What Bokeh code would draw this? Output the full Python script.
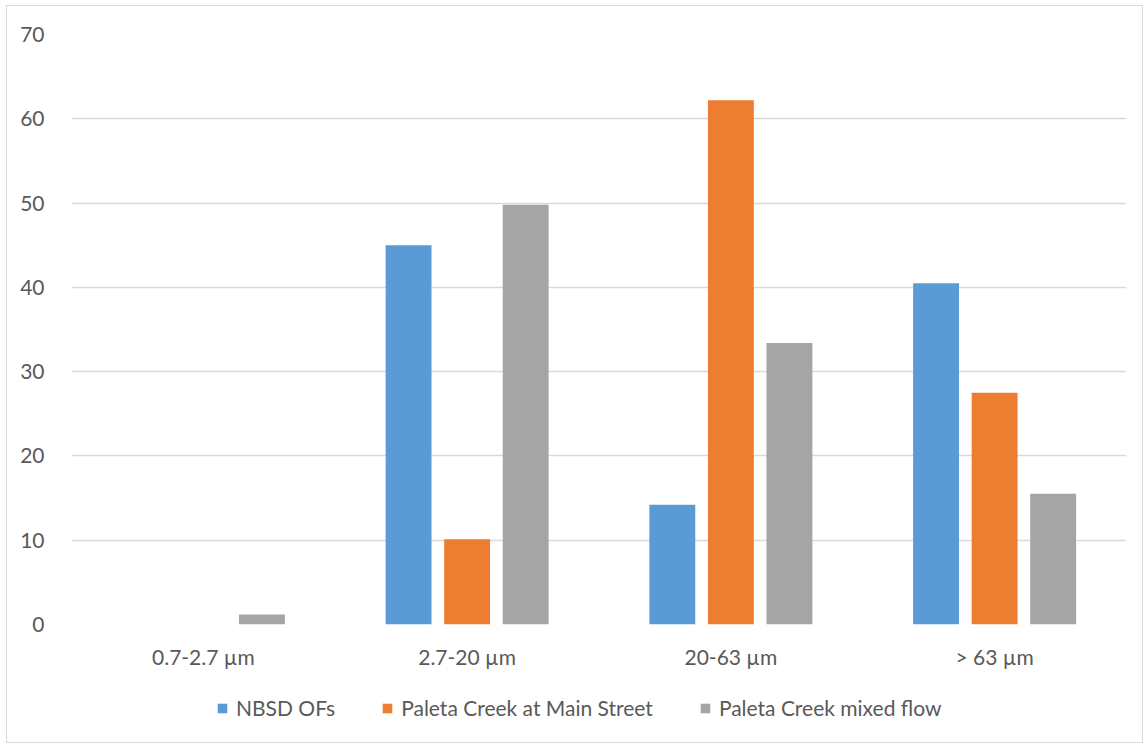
from bokeh.plotting import figure
from bokeh.layouts import column
from bokeh.models import FactorRange, ColumnDataSource, Legend, LegendItem, Range1d
from bokeh.transform import dodge
from bokeh.embed import file_html
from bokeh.resources import INLINE

# Particle size fractions and the share (%) in each, per sampling location
size_classes = ["0.7-2.7 µm", "2.7-20 µm", "20-63 µm", "> 63 µm"]
nbsd_ofs = [0.0, 45.0, 14.2, 40.5]
paleta_main_street = [0.0, 10.1, 62.2, 27.5]
paleta_mixed_flow = [1.2, 49.8, 33.4, 15.5]
series_names = ["NBSD OFs", "Paleta Creek at Main Street", "Paleta Creek mixed flow"]
y_ticks = [0, 10, 20, 30, 40, 50, 60, 70]

colors = ["#5B9BD5", "#ED7D31", "#A5A5A5"]
FONT = "Lato"
FONT_SIZE = "21px"
TEXT_COLOR = "#595959"
GRID_COLOR = "#D9D9D9"

source = ColumnDataSource(dict(
    size=size_classes,
    nbsd=nbsd_ofs,
    main=paleta_main_street,
    mixed=paleta_mixed_flow,
))

p = figure(
    x_range=FactorRange(*size_classes, range_padding=0),
    y_range=(0, 70),
    width=1135, height=674,
    output_backend="svg",
    toolbar_location=None,
    min_border_left=64, min_border_right=16,
    min_border_top=28, min_border_bottom=56,
)
p.outline_line_color = None
p.background_fill_color = "white"
p.border_fill_color = "white"

bar_w = 0.174
step = 0.222
for col, off, c in zip(["nbsd", "main", "mixed"], [-step, 0, step], colors):
    p.vbar(x=dodge("size", off, range=p.x_range), top=col, width=bar_w,
           source=source, fill_color=c, line_color=None)

# axes
p.yaxis.ticker = y_ticks
p.yaxis.axis_line_color = None
p.yaxis.major_tick_line_color = None
p.yaxis.minor_tick_line_color = None
p.yaxis.major_label_text_font = FONT
p.yaxis.major_label_text_font_size = FONT_SIZE
p.yaxis.major_label_text_color = TEXT_COLOR
p.yaxis.major_label_standoff = 21

p.xaxis.axis_line_color = None
p.xaxis.major_tick_line_color = None
p.xaxis.major_label_text_font = FONT
p.xaxis.major_label_text_font_size = FONT_SIZE
p.xaxis.major_label_text_color = TEXT_COLOR
p.xaxis.major_label_standoff = 13

p.xgrid.grid_line_color = None
p.ygrid.grid_line_color = GRID_COLOR
p.ygrid.grid_line_width = 1.5

# legend strip under the chart: its own small canvas; the swatch renderers
# are zero-height bars, so only their legend entries show
lg = figure(
    width=1135, height=62,
    x_range=Range1d(0, 1), y_range=Range1d(0, 1),
    x_axis_type=None, y_axis_type=None,
    output_backend="svg",
    toolbar_location=None,
    min_border=0,
)
lg.outline_line_color = None
lg.grid.grid_line_color = None
swatches = []
for c in colors:
    swatches.append(lg.vbar(x=[0.5], top=[0], bottom=[0], width=0.1,
                            fill_color=c, line_color=None))

# the column aligns this frame with the chart frame (left edge at 64 px)
legend = Legend(
    items=[LegendItem(label=n, renderers=[r], index=0) for n, r in zip(series_names, swatches)],
    orientation="horizontal",
    location=(145, 22),
    border_line_color=None,
    background_fill_alpha=0,
    label_text_font=FONT,
    label_text_font_size=FONT_SIZE,
    label_text_color=TEXT_COLOR,
    glyph_width=12, glyph_height=12,
    label_standoff=8,
    spacing=46,
    padding=0,
    margin=0,
)
lg.add_layout(legend, "center")

layout = column(p, lg, spacing=0, margin=(5, 0, 0, 6),
                styles={"border": "1px solid #D9D9D9"})

open("out.html", "w").write(file_html(layout, INLINE))
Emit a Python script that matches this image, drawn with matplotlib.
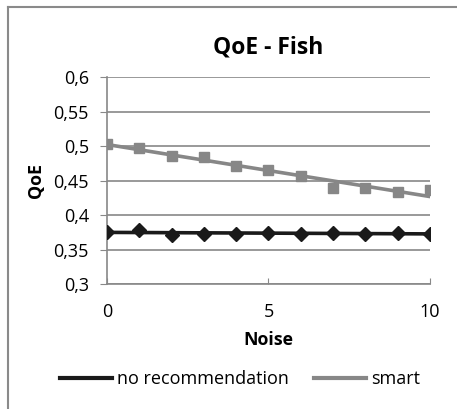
import numpy as np
import matplotlib.pyplot as plt
from matplotlib.lines import Line2D

plt.rcParams['font.family'] = ['Open Sans', 'DejaVu Sans']

noise = [0, 1, 2, 3, 4, 5, 6, 7, 8, 9, 10]
no_rec = [0.376, 0.378, 0.371, 0.373, 0.373, 0.374, 0.372, 0.374, 0.373, 0.374, 0.373]
smart = [0.503, 0.497, 0.485, 0.484, 0.471, 0.465, 0.456, 0.439, 0.439, 0.434, 0.436]
yticks = [0.3, 0.35, 0.4, 0.45, 0.5, 0.55, 0.6]
xticks = [0, 5, 10]

grid_col = '#888888'
smart_col = '#878787'
norec_col = '#1a1a1a'

fig = plt.figure(figsize=(4.57, 4.09), dpi=100)
ax = fig.add_axes([0.234, 0.3056, 0.707, 0.5061])

x = np.array(noise)
# linear trend lines
for vals, col, mk, ms in [(no_rec, norec_col, 'D', 7), (smart, smart_col, 's', 7)]:
    coef = np.polyfit(x, vals, 1)
    ax.plot(x, np.polyval(coef, x), color=col, lw=2.6, zorder=3)
    ax.plot(x, vals, ls='none', marker=mk, color=col, ms=ms, zorder=4)

ax.set_xlim(0, 10)
ax.set_ylim(0.3, 0.6)
ax.set_yticks(yticks)
ax.set_yticklabels([f'{v:g}'.replace('.', ',') for v in yticks])
ax.set_xticks(xticks)
ax.set_xticklabels([str(v) for v in xticks])
ax.grid(axis='y', color=grid_col, lw=1.2)
ax.set_axisbelow(True)
for s in ['top', 'right']:
    ax.spines[s].set_visible(False)
for s in ['left', 'bottom']:
    ax.spines[s].set_color(grid_col)
    ax.spines[s].set_linewidth(1.2)
ax.tick_params(axis='y', direction='out', length=5, color=grid_col, labelsize=13, pad=8)
ax.tick_params(axis='x', direction='in', length=4, color=grid_col, labelsize=13, pad=14)

ax.set_title('QoE - Fish', fontsize=16.5, fontweight='bold', pad=17)
ax.set_xlabel('Noise', fontsize=12.8, fontweight='bold', labelpad=7)
ax.set_ylabel('QoE', fontsize=12.8, fontweight='bold', labelpad=6)

handles = [Line2D([], [], color=norec_col, lw=3),
           Line2D([], [], color=smart_col, lw=3)]
fig.legend(handles, ['no recommendation', 'smart'], loc='center',
           bbox_to_anchor=(240 / 457, 1 - 379 / 409), ncol=2, frameon=False,
           fontsize=13, handlelength=2.9, handletextpad=0.28, columnspacing=1.4,
           borderpad=0, borderaxespad=0)

# chart frame (extends past the right/bottom edges)
fig.add_artist(Line2D([8 / 457, 8 / 457], [0, 1 - 7 / 409], color='#8a8a8a', lw=1.5))
fig.add_artist(Line2D([8 / 457, 1], [1 - 7 / 409, 1 - 7 / 409], color='#8a8a8a', lw=1.5))

fig.savefig('out.png', dpi=100)
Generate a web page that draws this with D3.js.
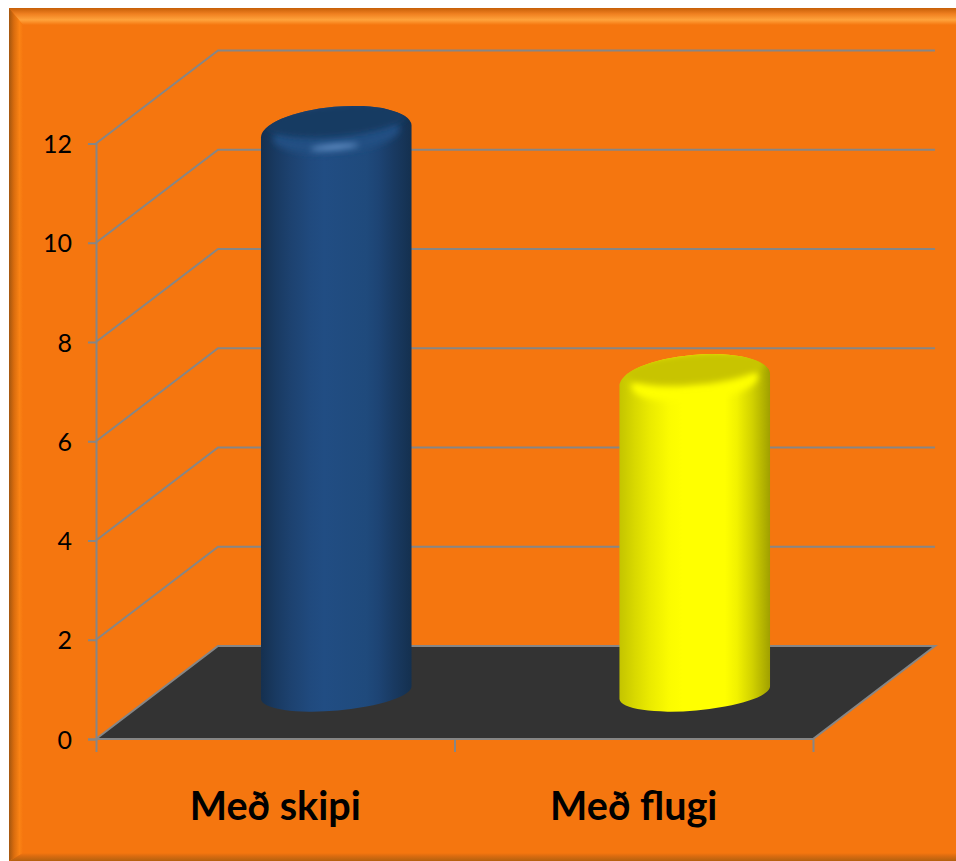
<!DOCTYPE html>
<html>
<head>
<meta charset="utf-8">
<script src="https://cdn.jsdelivr.net/npm/d3@7"></script>
<style>
  html, body { margin: 0; padding: 0; background: #fff; }
  svg { display: block; }
  text { font-family: Lato, Carlito, sans-serif; fill: #000; }
</style>
</head>
<body>
<svg width="956" height="861"></svg>
<script>
const categories = ['Með skipi', 'Með flugi'];
const values = [11.3, 6.3];
const tickLabels = [0, 2, 4, 6, 8, 10, 12];
const barPalettes = [
  {
    stops: ['#15304f', '#193a62', '#1d4270', '#204a7e', '#214d83', '#1f4a7c', '#1d4474', '#193a62', '#14304f'],
    lid: '#173a62', rim: '#225083', glow: '#6a98cf'
  },
  {
    stops: ['#c4c400', '#d8d800', '#eaea00', '#fbfb00', '#ffff00', '#ffff00', '#f2f200', '#d2d200', '#a0a000'],
    lid: '#c8c400', rim: '#ffff00', glow: '#ffff00'
  }
];

const svg = d3.select('svg');
const defs = svg.append('defs');
const width = 956, height = 861;
const orange = '#f5760f';
const gray = '#868686';

// front plane of the 3D box, back wall is shifted by depth
const depth = { x: 122, y: -93 };
const x = d3.scaleBand().domain(categories).range([96, 813]);
const edges = d3.scaleLinear().domain([0, 2]).range([96, 813]);
const y = d3.scaleLinear().domain([0, 12]).range([739, 143.5]);

function linear(id, dir, stops) {
  const g = defs.append('linearGradient').attr('id', id)
    .attr('x1', 0).attr('y1', 0)
    .attr('x2', dir === 'h' ? 1 : 0).attr('y2', dir === 'h' ? 0 : 1);
  stops.forEach((s) => g.append('stop').attr('offset', s[0]).attr('stop-color', s[1]));
}

linear('bevelTop', 'v', [[0, '#c65f08'], [0.35, '#f08020'], [0.7, '#ffa33c'], [1, orange]]);
linear('bevelLeft', 'h', [[0, '#a3560f'], [0.35, '#d96c0e'], [0.75, '#fb8314'], [1, orange]]);
linear('bevelBottom', 'v', [[0, orange], [0.35, '#dc6c10'], [1, '#b4610f']]);

defs.append('filter').attr('id', 'soft').attr('x', '-20%').attr('y', '-60%').attr('width', '140%').attr('height', '220%')
  .append('feGaussianBlur').attr('stdDeviation', 3);
defs.append('filter').attr('id', 'softer').attr('x', '-40%').attr('y', '-300%').attr('width', '180%').attr('height', '700%')
  .append('feGaussianBlur').attr('stdDeviation', 3);

// card with bevelled edges
const card = { left: 9, top: 8, right: width, bottom: height };
svg.append('rect').attr('x', card.left).attr('y', card.top)
  .attr('width', card.right - card.left).attr('height', card.bottom - card.top).attr('fill', orange);
svg.append('path')
  .attr('d', `M${card.left},${card.top}L${card.right},${card.top}L${card.right},25L23,25Z`)
  .attr('fill', 'url(#bevelTop)');
svg.append('path')
  .attr('d', `M${card.left},${card.top}L23,25L23,853L${card.left},${card.bottom}Z`)
  .attr('fill', 'url(#bevelLeft)');
svg.append('path')
  .attr('d', `M${card.left},${card.bottom}L23,853L${card.right},853L${card.right},${card.bottom}Z`)
  .attr('fill', 'url(#bevelBottom)');

// floor
const floorY = y(0);
svg.append('path')
  .attr('d', `M96,${floorY}L${96 + depth.x},${floorY + depth.y}L${813 + depth.x},${floorY + depth.y}L813,${floorY}Z`)
  .attr('fill', '#333333')
  .attr('stroke', gray).attr('stroke-width', 2);

// gridlines: side wall + back wall
const gridLine = d3.line();
svg.append('g').selectAll('path')
  .data(tickLabels.slice(1))
  .join('path')
  .attr('d', (d) => gridLine([
    [96, y(d)],
    [96 + depth.x, y(d) + depth.y],
    [813 + depth.x, y(d) + depth.y]
  ]))
  .attr('fill', 'none').attr('stroke', gray).attr('stroke-width', 2);

// axes
const yAxis = svg.append('g').attr('transform', 'translate(96,0)')
  .call(d3.axisLeft(y).tickValues(tickLabels).tickSize(8).tickPadding(16));
yAxis.selectAll('line, path').attr('stroke', gray).attr('stroke-width', 2);
yAxis.selectAll('text').attr('font-size', 25).attr('dy', '0.36em');

const edgeAxis = svg.append('g').attr('transform', `translate(0,${floorY})`)
  .call(d3.axisBottom(edges).tickValues([0, 1, 2]).tickSize(13).tickFormat(''));
edgeAxis.selectAll('line, path').attr('stroke', gray).attr('stroke-width', 2);
edgeAxis.select('.domain').attr('d', `M96,0H813`);

const xAxis = svg.append('g').attr('transform', `translate(0,${floorY})`)
  .call(d3.axisBottom(x).tickSize(0).tickPadding(53));
xAxis.select('.domain').remove();
xAxis.selectAll('text').attr('font-size', 39.5).attr('font-weight', 700).attr('dy', '0.71em');

// cylinders stand in the middle of the floor depth
const barW = x.bandwidth() * 0.42;
const rx = barW / 2, ryBase = 18, ryTop = 25, tilt = -5;
const slope = Math.tan(tilt * Math.PI / 180);
const bodyOffsets = [0, 0.1, 0.2, 0.33, 0.42, 0.7, 0.78, 0.88, 1];

categories.forEach((c, i) => {
  const cx = x(c) + x.bandwidth() / 2 + depth.x / 2;
  const base = y(0) + depth.y / 2;
  const top = y(values[i]) + depth.y / 2;
  const p = barPalettes[i];
  const g = svg.append('g');
  linear('body' + i, 'h', bodyOffsets.map((o, k) => [o, p.stops[k]]));

  const dy = rx * slope;
  const outline = `M${cx - rx},${top - dy}` +
    `L${cx - rx},${base - dy}` +
    `A${rx},${ryBase} ${tilt} 0 0 ${cx + rx},${base + dy}` +
    `L${cx + rx},${top + dy}` +
    `A${rx},${ryTop} ${tilt} 0 0 ${cx - rx},${top - dy}Z`;

  defs.append('clipPath').attr('id', 'shape' + i).append('path').attr('d', outline);
  g.append('path').attr('d', outline).attr('fill', `url(#body${i})`);

  // soft cap, clipped to the cylinder outline
  const cap = g.append('g').attr('clip-path', `url(#shape${i})`);
  const rot = `rotate(${tilt} ${cx} ${top})`;
  cap.append('ellipse')
    .attr('cx', cx).attr('cy', top + 2).attr('rx', rx - 12).attr('ry', ryTop - 6)
    .attr('transform', rot).attr('fill', p.rim).attr('filter', 'url(#soft)');
  cap.append('ellipse')
    .attr('cx', cx + 1).attr('cy', top - 11).attr('rx', rx - 5).attr('ry', 16)
    .attr('transform', rot).attr('fill', p.lid).attr('filter', 'url(#soft)');
  cap.append('ellipse')
    .attr('cx', cx - 3).attr('cy', top + 15).attr('rx', 24).attr('ry', 2.5)
    .attr('transform', rot).attr('fill', p.glow).attr('filter', 'url(#softer)');
});
</script>
</body>
</html>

----

_EXERCISE_: Find the lines that include the string "matplotlib", then copy each of them.

_THE COMPLETED TASK_:
Emit a Python script that matches this image, drawn with matplotlib.
import matplotlib.pyplot as plt
from matplotlib.lines import Line2D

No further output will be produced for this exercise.